There is a product called Top Seal and Deep Seal. Used it in the garage and kennels and it works great. Water runs right off concrete making for easier cleaning and preventing urine from soaking in. I sealed the concreet 3 years ago and it is still as good as new.


----------



## pixel shooter (Mar 6, 2010)

Thanks everyone, truly appreciate the insight and feedback. still need to wait a couple of weeks before I seal it


----------



## Granddaddy (Mar 5, 2005)

Make sure you use a sodium silicate based sealant first. Sodium silicate penetrates the concrete and binds the free lime that is present in all concrete. By binding the free lime, the open pores of the concrete are filled, the concrete is hardened and it becomes less penetrable. Sodium silicate sealants will not change the texture or color of the concrete but will completely eliminate any concrete dusting issues, will reduce potential for liquids to penetrate &/or stain. Sodium silicate is also cheap & has few handling issues. 30 days after concrete is pured is ideal for applying a sodium silicate based sealant. You can use a hand type herbicide pump sprayer to apply. Apply in 2-3 coats, allow each coat to surface dry. 

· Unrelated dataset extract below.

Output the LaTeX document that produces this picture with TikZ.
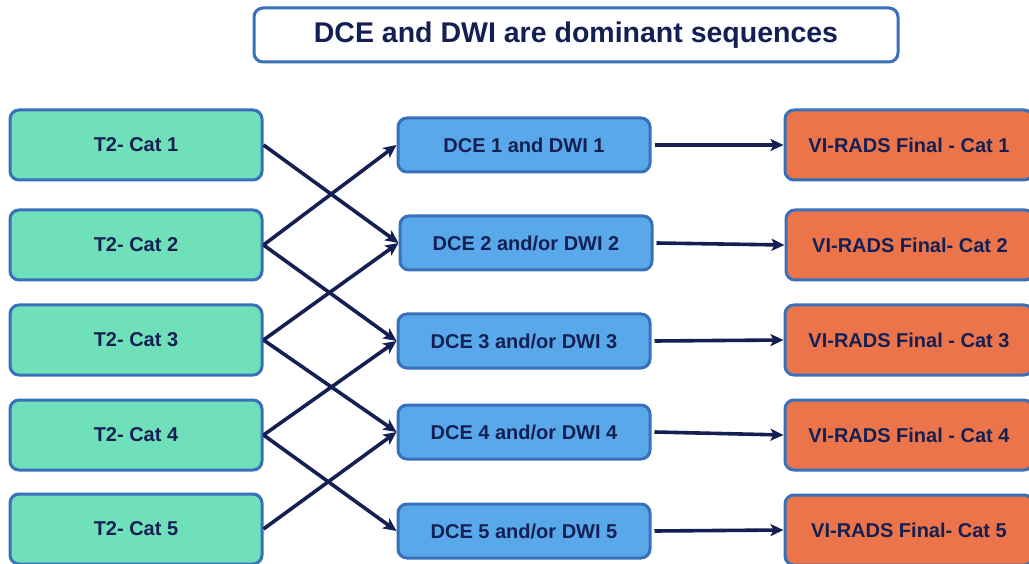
\documentclass[tikz,border=0pt]{standalone}
\usepackage{fontspec}
\setmainfont{Liberation Sans}
\usetikzlibrary{arrows.meta}
\definecolor{bordc}{RGB}{56,112,186}
\definecolor{greenf}{RGB}{112,224,186}
\definecolor{bluef}{RGB}{88,168,234}
\definecolor{orangef}{RGB}{236,116,74}
\definecolor{navy}{RGB}{20,32,84}
\tikzset{
  basebox/.style={draw=bordc, line width=3pt, rounded corners=9pt, text=navy,
    font=\fontsize{20}{24}\selectfont\bfseries, align=center, inner sep=0pt},
  tbox/.style={basebox, fill=greenf, minimum width=252pt, minimum height=70pt},
  dbox/.style={basebox, fill=bluef, minimum width=252pt, minimum height=54pt},
  vbox/.style={basebox, fill=orangef, minimum width=248pt, minimum height=70pt},
  titlebox/.style={basebox, fill=white, minimum width=644pt, minimum height=54pt,
    font=\fontsize{28.5}{32}\selectfont\bfseries},
  conn/.style={draw=navy, line width=3.6pt, -{Stealth[length=13pt,width=12pt,inset=3pt]}}
}
\begin{document}
\begin{tikzpicture}[x=1pt,y=-1pt]
\clip (0,0) rectangle (1029,564);
\fill[white] (0,0) rectangle (1029,564);
\node[titlebox] (title) at (576,35) {\raisebox{-2pt}{DCE and DWI are dominant sequences}};
% T2 boxes
\node[tbox] (t1) at (136,145) {T2- Cat 1};
\node[tbox] (t2) at (136,245) {T2- Cat 2};
\node[tbox] (t3) at (136,340) {T2- Cat 3};
\node[tbox] (t4) at (136,435) {T2- Cat 4};
\node[tbox] (t5) at (136,529) {T2- Cat 5};
% DCE boxes
\node[dbox] (d1) at (524,145) {DCE 1 and DWI 1};
\node[dbox] (d2) at (526,243) {DCE 2 and/or DWI 2};
\node[dbox] (d3) at (524,341) {DCE 3 and/or DWI 3};
\node[dbox] (d4) at (524,432) {DCE 4 and/or DWI 4};
\node[dbox] (d5) at (524,531) {DCE 5 and/or DWI 5};
% VI-RADS boxes
\node[vbox] (v1) at (909,145) {VI-RADS Final - Cat 1};
\node[vbox] (v2) at (910,245) {VI-RADS Final- Cat 2};
\node[vbox] (v3) at (909,340) {VI-RADS Final - Cat 3};
\node[vbox] (v4) at (909,435) {VI-RADS Final - Cat 4};
\node[vbox] (v5) at (909,530) {VI-RADS Final- Cat 5};
% crossing connectors
\draw[conn] (t1.east) -- (d2.west);
\draw[conn] (t2.east) -- (d1.west);
\draw[conn] (t2.east) -- (d3.west);
\draw[conn] (t3.east) -- (d2.west);
\draw[conn] (t3.east) -- (d4.west);
\draw[conn] (t4.east) -- (d3.west);
\draw[conn] (t4.east) -- (d5.west);
\draw[conn] (t5.east) -- (d4.west);
% straight connectors
\draw[conn] ([xshift=3pt]d1.east) -- (v1.west);
\draw[conn] ([xshift=3pt]d2.east) -- (v2.west);
\draw[conn] ([xshift=3pt]d3.east) -- (v3.west);
\draw[conn] ([xshift=3pt]d4.east) -- (v4.west);
\draw[conn] ([xshift=3pt]d5.east) -- (v5.west);
\end{tikzpicture}
\end{document}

Most retail store "sealants" are actually topical coatings (expoxies, paints, coatings, etc) that can change the appearance of concrete but are not penetrating sealants. They do not change the composition of porous concrete or make the concrete less penetrable. They generally wear or flake also.


----------



## Tom D (Jan 3, 2003)

Are all these sealers dog friendly? Dogs will be rolling around and sleeping on the sealed surface


----------



## 2azlabs4me (Mar 24, 2009)

I was wondering the same thing Tom D. Would want to make sure about the safety factor for the dog before using one, been looking at doing this myself though.


----------